TEMPO.CO, Jakarta - Presiden Bank Dunia, Kim Young Jim dan juga Wakil Presiden Jusuf Kalla dijadwalkan hadir dalam Pertemuan IMF-World Bank di Nusa Dua Bali, pada Rabu, 10 Oktober 2018. Keduanya dijadwalkan hadir dalam acara seminar yang membahas mengenai "Disaster Risk Financing and Insurance in Indonesia di Ruang Mangupura, Bali International Convention Center.
Baca: Begini Kemewahan Kendaraan di Pertemuan IMF - World Bank
Awal Februari 2018, Bank Dunia memang mengeluarkan obligasi katastrofe senilai US$ 1,4 miliar untuk membiayai bencana gempa bumi di Peru, Meksiko, Cili, dan Kolombia, seperti dikutip dari The Financial Times. Sementara Sri menyebut jangka waktu pembiayaan itu berlaku hingga 2022. Sebelumnya, Bank Dunia telah membiayai penyelamatan terhadap dampak gempa bumi di Kolombia, Cili, dan Peru selama tiga tahun, dan dua tahun untuk Meksiko.
Obligasi katastrofe belakangan menjadi popoler untuk mengatasi risiko besar pembiayaan terhadap dampak bencana. Sebab pembayaran obligasi bisa cair sangat cepat setelah bencana terjadi. Untuk mendapatkan pembiayaan itu, pemerintah wajib membayar kupon tahunan. Jika bencana tak terjadi, obligasi akan dilunasi pada akhir periode.
Acara tersebut merupakan seminar yang digagas oleh Pemerintah Indonesia, terutama Kementerian Keuangan. Adapun acara ini diselenggarakan karena Indonesia merupakan salah satu negara yang memliki risiko fiskal yang tinggi akibat bencana.
Selain itu, dalam acara ini juga direncanakan pula peluncuran Strategi Pembiayaan dan Asuransi Bencana Nasional oleh Wakil Presiden Jusuf Kalla. Selama acara ini, Bank Dunia dan Pemerintah Indonesia bersama dengan para pemimpin lain dari Asia akan membahas pembelajaran dan prioritas masa depan dalam membangun ketahanan keuangan terhadap bencana.
Sementara itu, Menteri Keuangan Sri Mulyani sebelumnya telah menyampaikan bahwa agenda acara tersebut secara lebih spesifik akan membahas mengenai disaster risk financing dan insurance atau skema pembiayaan dan asuransi dalam konteks bencana alam.

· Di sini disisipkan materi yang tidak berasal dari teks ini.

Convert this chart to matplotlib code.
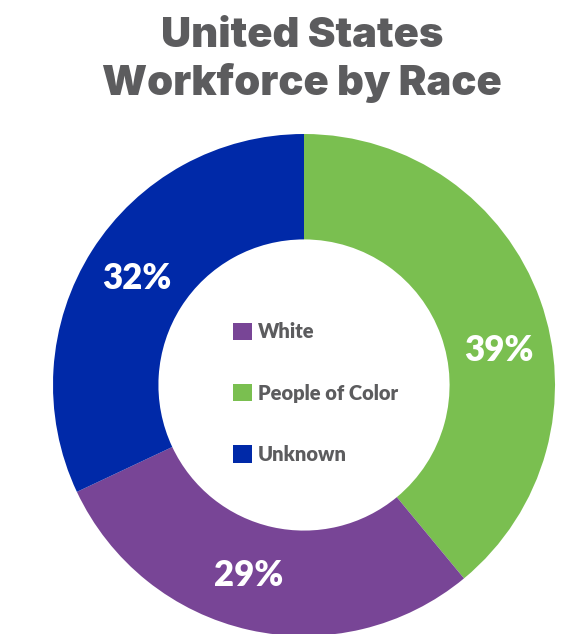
import matplotlib
matplotlib.use("Agg")
import matplotlib.pyplot as plt
import numpy as np
from matplotlib.patches import Patch

title = "United States\nWorkforce by Race"
pie_categories = ["People of Color", "White", "Unknown"]
pie_values = [39, 29, 32]
pie_colors = ["#7abf50", "#784596", "#0029a8"]
legend_order = ["White", "People of Color", "Unknown"]

# style: where along each wedge (0..1 of its sweep) the percent label sits
label_frac = [0.57, 0.535, 0.5]

W, H = 566, 634
fig = plt.figure(figsize=(W / 100, H / 100), dpi=100)
fig.patch.set_facecolor("white")

cx, cy, R = 304, 385, 251
ax = fig.add_axes([(cx - R) / W, (H - cy - R) / H, 2 * R / W, 2 * R / H])

wedges, texts, autotexts = ax.pie(
    pie_values, colors=pie_colors, startangle=90, counterclock=False,
    radius=1.0, wedgeprops=dict(width=0.42, edgecolor="none"),
    autopct=lambda p: f"{p:.0f}%", pctdistance=0.79,
    textprops=dict(color="white", fontsize=25, fontweight="heavy", family=["Lato", "DejaVu Sans"]),
)
for w, t, f in zip(wedges, autotexts, label_frac):
    # clockwise wedges: theta2 is the start, theta1 the end
    ang = np.deg2rad(w.theta2 - f * (w.theta2 - w.theta1))
    t.set_position((0.79 * np.cos(ang), 0.79 * np.sin(ang)))

ax.set_xlim(-1, 1)
ax.set_ylim(-1, 1)
ax.set_aspect("equal")
ax.axis("off")

fig.text(302 / W, 1 - 60 / H, title, ha="center", va="center", fontsize=30,
         fontweight="black", color="#5c5c5e", family=["Inter", "DejaVu Sans"],
         linespacing=1.22)

color_map = dict(zip(pie_categories, pie_colors))
handles = [Patch(facecolor=color_map[c], edgecolor="none", label=c) for c in legend_order]
leg = fig.legend(handles=handles, loc="center left",
                 bbox_to_anchor=(233 / W, 1 - 393 / H), frameon=False,
                 prop=dict(family=["Lato", "DejaVu Sans"], weight="heavy", size=14.5),
                 handlelength=0.95, handleheight=0.95, handletextpad=0.3,
                 labelspacing=2.1, borderpad=0, borderaxespad=0)
for t in leg.get_texts():
    t.set_color("#5c5c5e")

fig.savefig("out.png", dpi=100, facecolor="white")
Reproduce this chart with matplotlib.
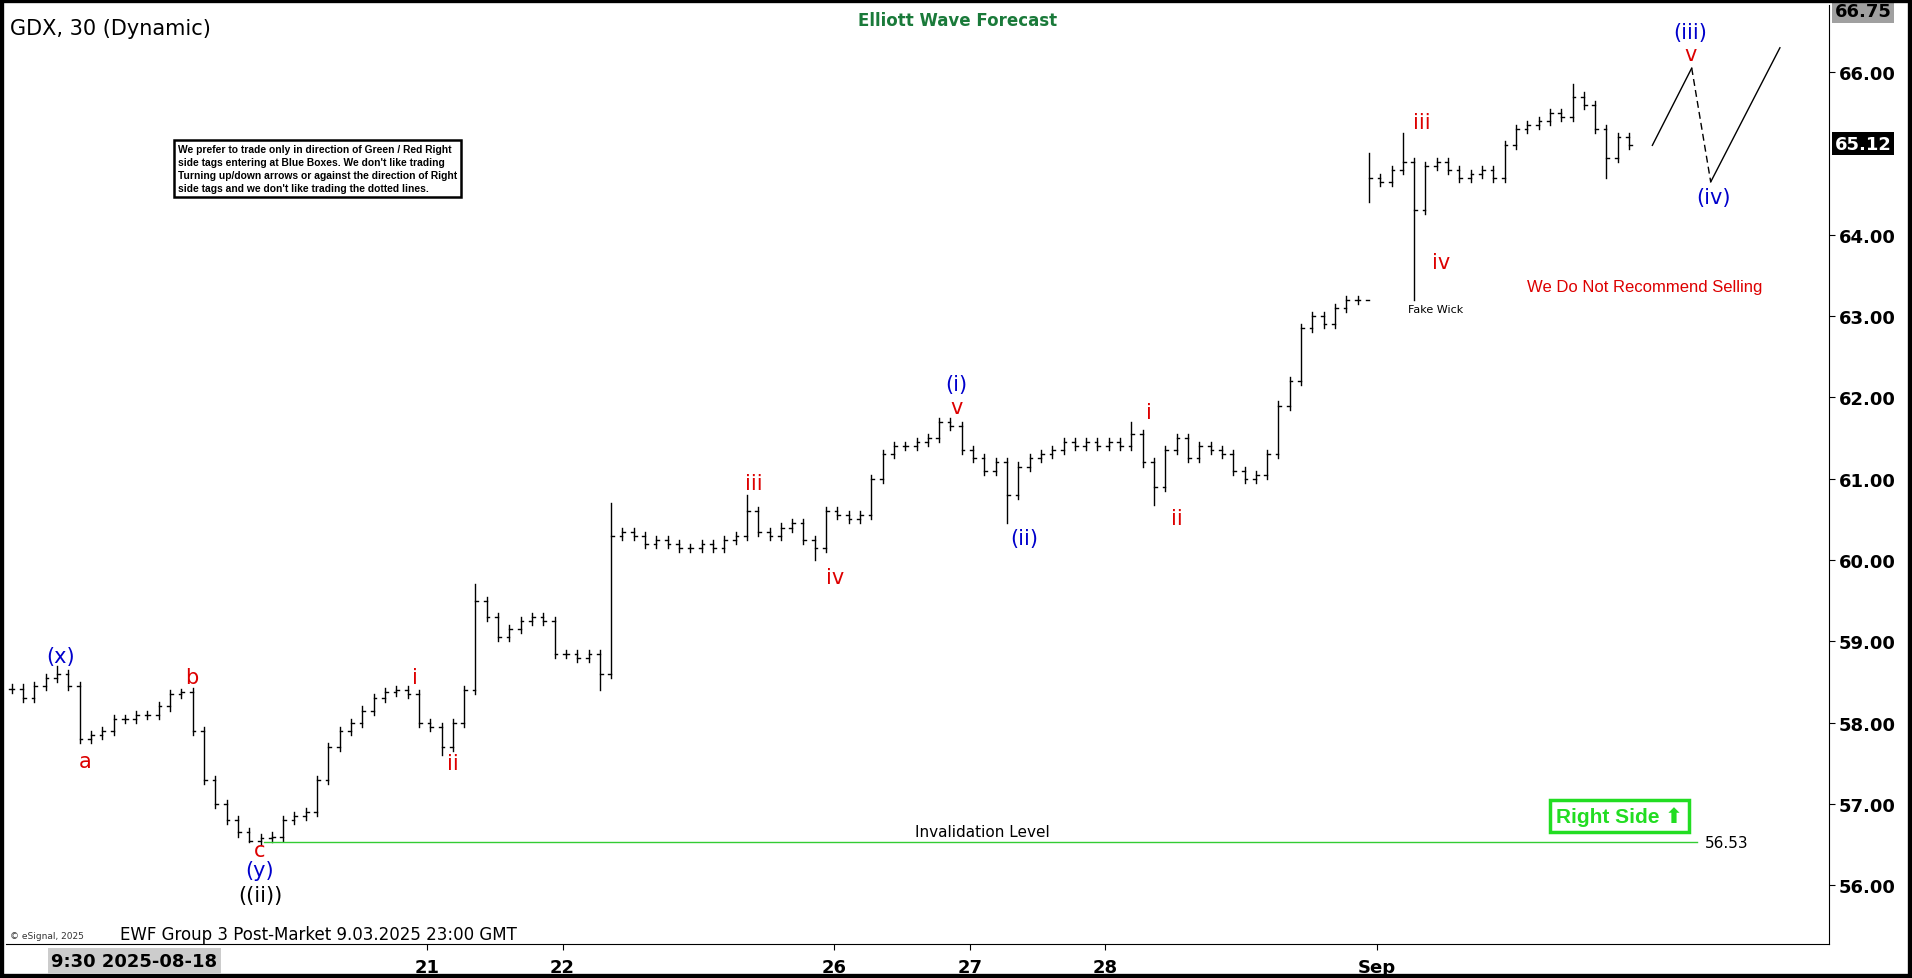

Menurut Sri Mulyani, skema-skema tersebut penting terutama bagi Indonesia yang memiliki probabilitas terjadinya bencana khususnya gempa bumi tercatat tinggi.
Sri Mulyani mencontohkan, negara di Amerika Latin seperti Chile, Kolumbia, Peru dan Meksiko mereka bersama-sama membuat bonds atau surat hutang dalam bentuk obligasi untuk menghadapi apa yang disebut kemungkinan probabilitas terjadinya gempa bumi. Skema pembiayaan itu baru diluncurkan pada 2018 yang dibantu oleh Bank Dunia, dan itu akan mengkaver pembiayaan dalam jangka waktu sampai 2022.
"Saya ingin mempelajari hal itu, bagaimana caranya, karena indonesia kan negara yang sangat besar dan ini sangat relevan sekali dengan kondisi Indonesia," kata Sri Mulyani di Medan Room, di Bali International Convention Center, Nusa Dua, Bali, Senin, 8 Oktober 2018.
Kepada Tempo, Kepala Badan Kebijakan Fiskal Kementerian Keuangan Suahazil Nazara mengatakan pemerintah telah menyusun strategi pembiayaan untuk bencana sejak tahun lalu. Kementerian Keuangan beberapa kali menyelenggarakan forum diskusi, termasuk dengan Bank Dunia dan Satuan Tugas Manajemen Risiko Bencana Alam Asia Tenggara.
"Indonesia butuh instrumen manajamen, strategi, pendanaan dan asuransi terhadap risiko bencana. Kami sudah selesai menyusun itu," kata Suahazil kepada Tempo di kantornya, Kamis 3 Oktober 2018, di kantornya.
Pemerintah pun menyiapkan beberapa skema pembiayaan risiko bencana alam dengan beberapa cara. Pertama, yaitu skema asuransi internal. Dalam skema ini, pemerintah daerah mengasuransikan diri ke pemerintah pusat, atau semacam premi. Skema berikutnya adalah pemerintah menyisihkan dana abadi seperti dana untuk pendidikan beasiswa LPDP. "Alternatif lain, uang yang kami sisihkan diasuransikan kembali ke luar negeri," kata Suahazil.